M/S. VIJAY INDUSTRIES Vs. COMMISSIONER OF INCOME TAX
LAWS(SC)-2019-3-7
SUPREME COURT OF INDIA
Decided on March 01,2019

M/S. Vijay Industries Appellant
VERSUS
COMMISSIONER OF INCOME TAX Respondents




JUDGEMENT

A.K.SIKRI.. J - (1.)Leave granted. Delay condoned.
(2.)In all these appeals issue relates to the interpretation that is to be accorded to the provisions of Section 80HH of the Income Tax Act, 1961 (hereinafter referred to as the 'Act'). Section 80HH and other related provisions, as it existed at the relevant time, are to be taken note of. since we are concerned with the Assessment Years 1979-80 and 1980-81. Section 80HH provides deduction from income at specified rates in respect of certain industrial undertakings which are covered by the said provision. Issue is limited, namely, while computing the deduction whether it is to be available out of 'income' as computed under the Act or out of 'profits and gains', without deducting therefrom 'depreciation' and 'investment allowance'. Language of sub-section (1) of Section 80HH will have to be seen, in order to comprehend the aforesaid issue. It reads:
"80HH. Deduction in respect of profits and gains from newly established industrial undertakings or hotel business in backward areas.

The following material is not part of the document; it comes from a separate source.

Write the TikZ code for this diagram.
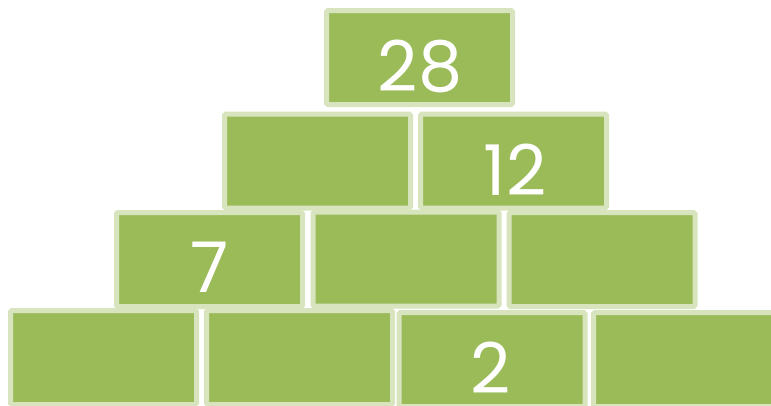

(1) Where the gross total income of an assessee includes any profits and gains derived from an industrial undertaking, or the business of a hotel, to which this section applies, there shall, in accordance with and subject to the provisions of this section, be allowed, in computing the total income of the assessee, a deduction from such profits and gains of an amount equal to twenty per cent thereof."

(3.)As can be seen from the above, this Section grants deduction from profits and gains to an undertaking engaged in manufacturing or in the business of the hotel. The deduction is admissible at the rate of 20% of the profits and gains of undertaking for 10 assessment years. Certain conditions are to be fulfilled in order to be eligible for such a deduction, about which there is no dispute insofar as these appeals are concerned. Conflict is confined to one aspect viz. 20% deduction of gross profits and gains or net income. Whereas assessees want deduction at the rate of 20% of profits and gains, i.e., gross profits, the stand of the Income Tax Department is that deduction at the rate of 20% is to be computed after taking into account depreciation, unabsorbed depreciation and investment allowance. To put it otherwise, as per the Department, the income of the assessee is to computed in accordance with the provisions contained in Sections 28 to 44DB which are the provisions for computation of 'income' under the head 'profits and gains of business or profession'. Once income is arrived at after the application of the aforesaid provisions, 20% thereof is allowable as deduction under Section 80HH. The assessees, on the other hand, submit that Section 80HH uses the expression 'profits and gains' which is different from 'income'. Therefore, whatever profit and gains are earned by an undertaking covered by Section 80HH of the Act, 20% thereof is admissible as deduction. As a corollary, from such profits and gains of the industrial undertaking, depreciation or unabsorbed investment allowances which are the deductions admissible under Sections 32 and 32AB of the Act, cannot be taken into consideration.